From time immemorial India has been known for her cultural supremacy. The excavations carried out at Mohenjo-Daro, Sind and Harappa has revealed that a well-developed civilization existed in the Indus Valley over five thousand years ago. This famous civilization represents a very perfect adjustment of human life to a specific environment which can only have resulted from years of patient effort. It forms the basis of modern Indian culture.
India came into intimate contact with the Persians, the Egyptians, the Greeks and several other peoples of the Mediterranean. Though she influenced them and was influenced by them, her cultural basis was very strong.
Hindu culture has become an integral part of Indian culture, It has always been based on the virtues of patience; industry, intellect and systematic suffering. While the Western nations are steeped in material pursuits, Hindu culture has always been altruistic and is founded upon the bulwark of communion with and sympathy for his surroundings by man. The poems of Kalidasa and his dramas indicate the appeal of Nature to the soul of the poet. According to Sir Alfred Lyall, there-are two other aspects of Hindu culture. They are the imaginative and the realistic as well as the mystic elements in the make-up of the Hindus. Popular Hinduism is quite different-from the intellectual Hinduism in its faith and form of worship. At any rate, it reflects the culture of the Hindus in its own way.

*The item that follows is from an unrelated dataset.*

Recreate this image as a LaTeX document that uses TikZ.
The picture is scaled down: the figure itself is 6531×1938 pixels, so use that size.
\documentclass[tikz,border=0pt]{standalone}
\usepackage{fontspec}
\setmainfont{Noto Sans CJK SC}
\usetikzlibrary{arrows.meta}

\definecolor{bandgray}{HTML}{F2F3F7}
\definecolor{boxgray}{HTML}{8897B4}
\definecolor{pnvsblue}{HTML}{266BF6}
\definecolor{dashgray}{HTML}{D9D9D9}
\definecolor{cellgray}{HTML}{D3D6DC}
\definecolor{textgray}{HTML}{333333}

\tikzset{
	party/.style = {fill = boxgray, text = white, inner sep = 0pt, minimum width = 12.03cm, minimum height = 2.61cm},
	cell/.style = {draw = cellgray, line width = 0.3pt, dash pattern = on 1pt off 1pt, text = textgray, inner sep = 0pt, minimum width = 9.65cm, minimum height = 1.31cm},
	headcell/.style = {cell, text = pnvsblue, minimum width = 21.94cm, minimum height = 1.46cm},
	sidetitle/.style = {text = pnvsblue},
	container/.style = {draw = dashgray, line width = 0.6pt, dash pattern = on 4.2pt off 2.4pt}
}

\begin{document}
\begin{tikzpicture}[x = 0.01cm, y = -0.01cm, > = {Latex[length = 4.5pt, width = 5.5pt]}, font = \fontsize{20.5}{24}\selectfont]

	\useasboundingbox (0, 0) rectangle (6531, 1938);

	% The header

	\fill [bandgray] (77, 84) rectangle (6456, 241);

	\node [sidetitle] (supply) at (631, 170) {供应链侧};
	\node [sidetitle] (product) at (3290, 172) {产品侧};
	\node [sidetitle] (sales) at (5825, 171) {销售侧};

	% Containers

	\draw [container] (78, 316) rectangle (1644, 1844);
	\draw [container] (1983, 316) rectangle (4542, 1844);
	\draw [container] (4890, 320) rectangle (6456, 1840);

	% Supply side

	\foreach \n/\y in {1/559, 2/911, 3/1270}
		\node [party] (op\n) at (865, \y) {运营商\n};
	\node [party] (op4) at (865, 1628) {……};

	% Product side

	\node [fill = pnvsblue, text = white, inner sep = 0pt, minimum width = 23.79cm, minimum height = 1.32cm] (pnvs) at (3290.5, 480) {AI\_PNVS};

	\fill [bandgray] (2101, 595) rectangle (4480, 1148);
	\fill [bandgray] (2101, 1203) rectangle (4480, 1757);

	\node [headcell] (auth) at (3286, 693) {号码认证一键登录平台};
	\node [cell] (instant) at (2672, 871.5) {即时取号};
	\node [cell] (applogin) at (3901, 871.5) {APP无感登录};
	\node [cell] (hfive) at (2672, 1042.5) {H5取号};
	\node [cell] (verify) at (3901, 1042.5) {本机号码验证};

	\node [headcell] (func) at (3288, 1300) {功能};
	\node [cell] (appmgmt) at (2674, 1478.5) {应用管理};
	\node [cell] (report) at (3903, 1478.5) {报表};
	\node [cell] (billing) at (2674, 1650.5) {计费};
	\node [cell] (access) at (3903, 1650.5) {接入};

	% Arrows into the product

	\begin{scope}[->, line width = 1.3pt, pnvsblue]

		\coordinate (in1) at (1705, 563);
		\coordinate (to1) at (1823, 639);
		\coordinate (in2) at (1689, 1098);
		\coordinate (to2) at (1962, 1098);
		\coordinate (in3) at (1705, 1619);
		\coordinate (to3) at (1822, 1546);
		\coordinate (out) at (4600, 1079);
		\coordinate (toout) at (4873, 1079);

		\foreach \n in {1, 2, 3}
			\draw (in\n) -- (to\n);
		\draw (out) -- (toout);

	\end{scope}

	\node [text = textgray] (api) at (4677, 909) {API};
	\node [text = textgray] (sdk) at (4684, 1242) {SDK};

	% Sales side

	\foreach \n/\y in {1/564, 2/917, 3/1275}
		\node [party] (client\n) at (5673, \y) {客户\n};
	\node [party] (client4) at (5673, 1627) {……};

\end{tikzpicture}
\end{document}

Indian culture has also been influenced by Islam, which lays great emphasis on the belief in one God. This belief had been prevailing at one time among the Hindus but subsequently became corrupt and various forms of idol worship were introduced.
The Arya Samaj founded by Swami Dayanand Saraswati is the foremost example of the revolt against idol worship and some of its reforms are on par with the tenets of Islam. The Sikh religion of Guru Nanak is another remarkable example of Islam in producing monotheistic faith in India.
Nehru feels that there is something very vital in the culture of India, which enables it not only to keep boiling but also to absorb new ideas and assimilate them into the old. India is the only civilization that has had an unbroken continuity. Thousands of generations have been fed and inspired by this civilization. It is a marvelous vitality that renews itself according to the demands of the changing times. It has eternal values, which endure all the vicissitudes of history.
Indian culture is noted for its diversity. Indian society is made up of diverse ethnic groups, split into countless castes, professing numerous creeds and speaking about two hundred languages and dialects. It represents every phase of’ social evolution.
If we examine this diversity, we shall be able to find that there is deep underlying unity. This unity has been strengthened by a uniform system of administration and the spread of education on modern lines. One may think that it is really the outcome of the struggle for freedom and that it did not exist in the past ages. This view is not correct.
The essential unity of India wasemphasised by Bharatvarsha or the land of Bharata, given to the whole country in the epics and the Puranas and the name ‘Bharat Santati, or the descendants of Bharata applied to its people. This sense of unity was always present in the minds of theologians, political philosophers and poets who spoke of the land that stretches from-the Himalayas to Adam’s Bridge.
India should not remain stagnant. Her culture should get intermingled with the international culture of the human race. To achieve this, she has to seek wisdom, knowledge and friendship and comradeship wherever she finds them, and apply herself to the great task of making her citizens internationalists and world citizens. Nehru, the architect of modern India, visualized such an India.